His comments came after care services minister Norman Lamb announced today that a new legal obligation in the NHS constitution would make “clear and explicit” the right of patients and their families to be informed over end-of-life treatment decisions.
At question time in the House of Lords, Tory Baroness Knight of Collingtree said: “Large number of people with personal experience of how the LCP is operating complained that their relatives were denied hydration in hospital and died in acute pain and discomfort with no knowledge whatsoever or agreement of having been put on this pathway.”
She asked Lord Howe: “Are you aware that if relatives step in in time and give their dear ones help and water patients have often survived? One rang me a few days ago and she is now going on a cruise.”

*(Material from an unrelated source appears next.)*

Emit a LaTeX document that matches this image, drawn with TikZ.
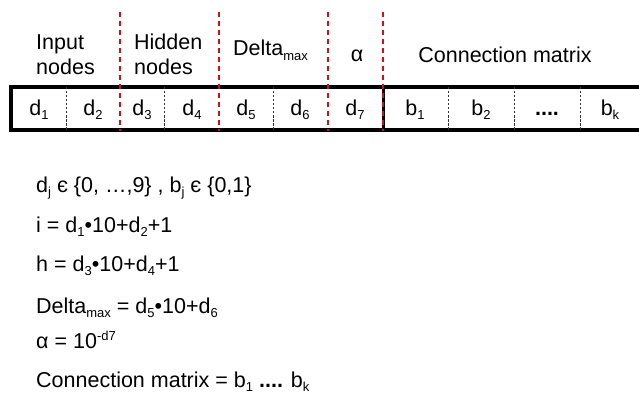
\documentclass[tikz,border=0pt]{standalone}
\usepackage{fontspec}
\setmainfont{Liberation Sans}
\newcommand\sbs[1]{\raisebox{-0.22em}{\fontsize{13}{13}\selectfont #1}}
\newcommand\sps[1]{\raisebox{0.37em}{\fontsize{13}{13}\selectfont #1}}
\definecolor{redline}{RGB}{204,16,24}
\tikzset{
  txt/.style={inner sep=0pt, font=\fontsize{21.5}{25}\selectfont},
  lbl/.style={txt, anchor=base west, align=left},
  cell/.style={txt, anchor=base},
  frame/.style={line width=3.5pt, black},
  cellsep/.style={line width=0.8pt, black!80, dash pattern=on 2.5pt off 1.5pt},
  groupsep/.style={line width=2pt, redline, dash pattern=on 5pt off 4pt},
}
\begin{document}
\begin{tikzpicture}[x=1pt,y=-1pt]
\useasboundingbox (0,0) rectangle (639,393);
% box frame
\coordinate (tl) at (11,87);
\coordinate (tr) at (650,87);
\coordinate (bl) at (11,130);
\coordinate (br) at (650,130);
\draw[frame] (tr) -- (tl) -- (bl) -- (br);
% cell separators
\foreach \x/\n in {66/a,164/b,273/c,448/d,514/e,580/f}{
  \coordinate (s\n t) at (\x,87);
  \coordinate (s\n b) at (\x,130);
  \draw[cellsep] (s\n t) -- (s\n b);
}
\coordinate (kt) at (383,87);
\coordinate (kb) at (383,130);
\draw[line width=3pt] (kt) -- (kb);
% group separators
\foreach \x/\n in {120/a,219/b,328/c,383/d}{
  \coordinate (g\n t) at (\x,12);
  \coordinate (g\n b) at (\x,131);
  \draw[groupsep] (g\n t) -- (g\n b);
}
% group labels
\node[lbl] (input) at (36,75) {Input\\nodes};
\node[lbl] (hidden) at (134,75) {Hidden\\nodes};
\node[lbl] (delta) at (233,56) {Delta\sbs{max}};
\node[cell] (alpha) at (357,62) {α};
\node[cell] (conn) at (505,63) {Connection matrix};
% cell labels
\node[cell] (d1) at (39,115) {d\sbs{1}};
\node[cell] (d2) at (93,115) {d\sbs{2}};
\node[cell] (d3) at (142,115) {d\sbs{3}};
\node[cell] (d4) at (192,115) {d\sbs{4}};
\node[cell] (d5) at (246,115) {d\sbs{5}};
\node[cell] (d6) at (300,115) {d\sbs{6}};
\node[cell] (d7) at (355,115) {d\sbs{7}};
\node[cell] (b1) at (415,115) {b\sbs{1}};
\node[cell] (b2) at (481,115) {b\sbs{2}};
\node[cell] (bd) at (547,115) {\textbf{....}};
\node[cell] (bk) at (610,115) {b\sbs{k}};
% formulas
\node[lbl] (f1) at (36,192) {d\sbs{j} є \{0, …,9\} , b\sbs{j} є \{0,1\}};
\node[lbl] (f2) at (36,232) {i = d\sbs{1}•10+d\sbs{2}+1};
\node[lbl] (f3) at (36,271) {h = d\sbs{3}•10+d\sbs{4}+1};
\node[lbl] (f4) at (36,313) {Delta\sbs{max} = d\sbs{5}•10+d\sbs{6}};
\node[lbl] (f5) at (36,348) {α = 10\sps{-d7}};
\node[lbl] (f6) at (36,387) {Connection matrix = b\sbs{1} \textbf{....} b\sbs{k}};
\end{tikzpicture}
\end{document}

She said there should be a “truly independent” inquiry and not one carried out by “vested interests”.
Lord Howe told her: “There has been an enormous amount of misreporting and misinformation around the Liverpool Care Pathway, which has been endorsed publicly in a consensus document by 22 of the leading organisations and patient organisations in this area including Marie Curie.
“Some of those organisations are looking carefully at the reports you mentioned. It is noticeable that not a single complaint has reached the regulators in this area, which I suggest indicates there may be less substance to some of these stories than first meets the eye.”
He added there was “no room for complacency in a matter of this kind” and a number of organisations were looking into the system.
But he told peers: “We do not make policy decisions based on anecdote if the work in progress suggests a cause for concern we will respond on the basis of that evidence.”